Sunday, August 9, 2009

High Hopes, Crape Myrtles


Having some re-entry issues after a nice little vacation on Virginia’s Eastern Shore. Reality’s hitting me hard this time…

My mother had rented a house in the charming town of Cape Charles from someone she knows in NoVA and invited us down. Christian decided not to join us because of a work-related commitment. A bit weird vacationing without him, and we all missed him, certainly. But, I must say, it was nice to take a break from the cashflow-related bickering that seems to characterize our relationship lately.

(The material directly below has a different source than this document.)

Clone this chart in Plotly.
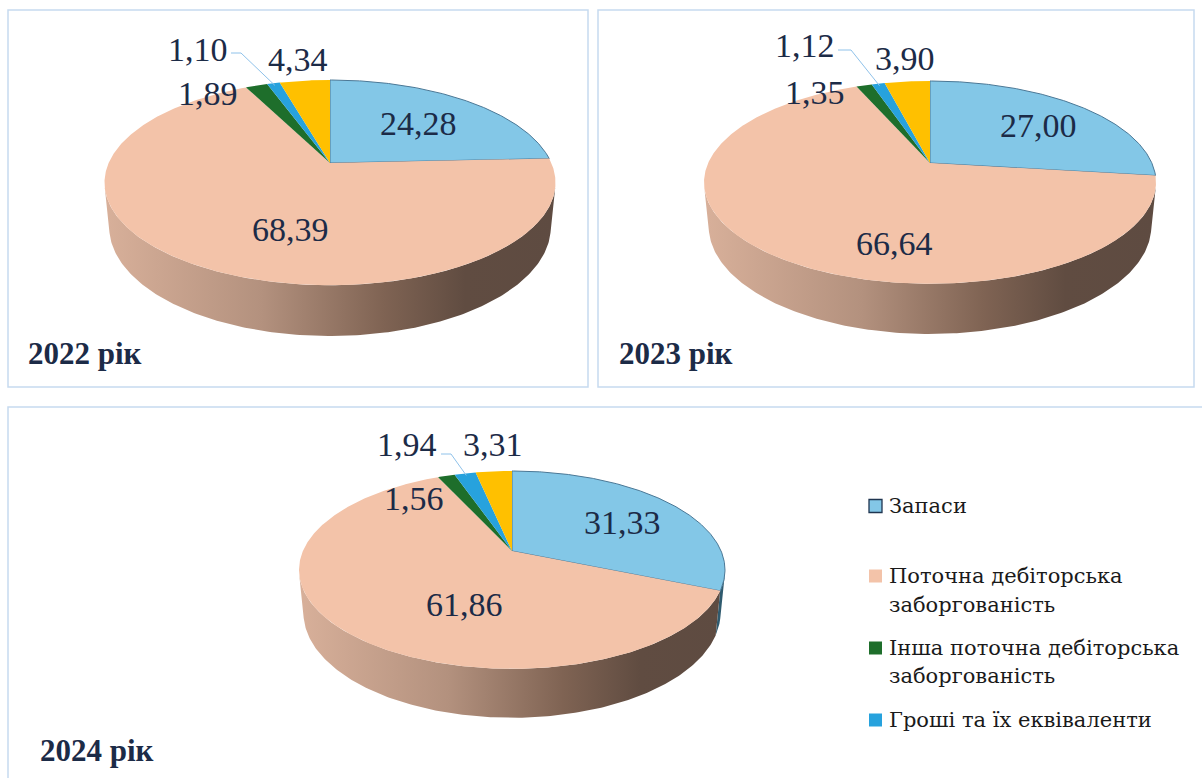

The kids had a blast: we were right there on the Chesapeake Bay, and the water was warm, calm and shallow. There was a bike just Hank’s size at the rental house. I had the perfect trashy novel (Twilight—courtesy of cousin Amy who always comes up with just the thing). There was bad wine with dinner every night and ice cream for dessert. I will say I’m not wild about sharing a kitchen with my stepfather, who’s impossibly messy, a stove hog and does not share my concerns about food safety.

But overall, the whole thing was relaxing and low key. I didn’t come away with that feeling of needing a vacation from my vacation. Plus I was totally digging the crape myrtles (I’m missing them already) and the retro ambiance in Cape Charles. There was something about the place that reminded me of a mini-New Orleans, without the decadence I mean--just the sweet side. I think I even caught a whiff of some sweet olive, which has long had my vote for best shrub ever.

Anyway, I’m not sure what Christian did all week, but it was rough to come home to a dirty house and unmown lawn. Not sure what I was expecting--I think I had imagined some heavy duty home improvement/yard work transpiring during my absence or something. This, as usual, proved to be a recipe for disappointment. This week: chamomile tea and lower expectations.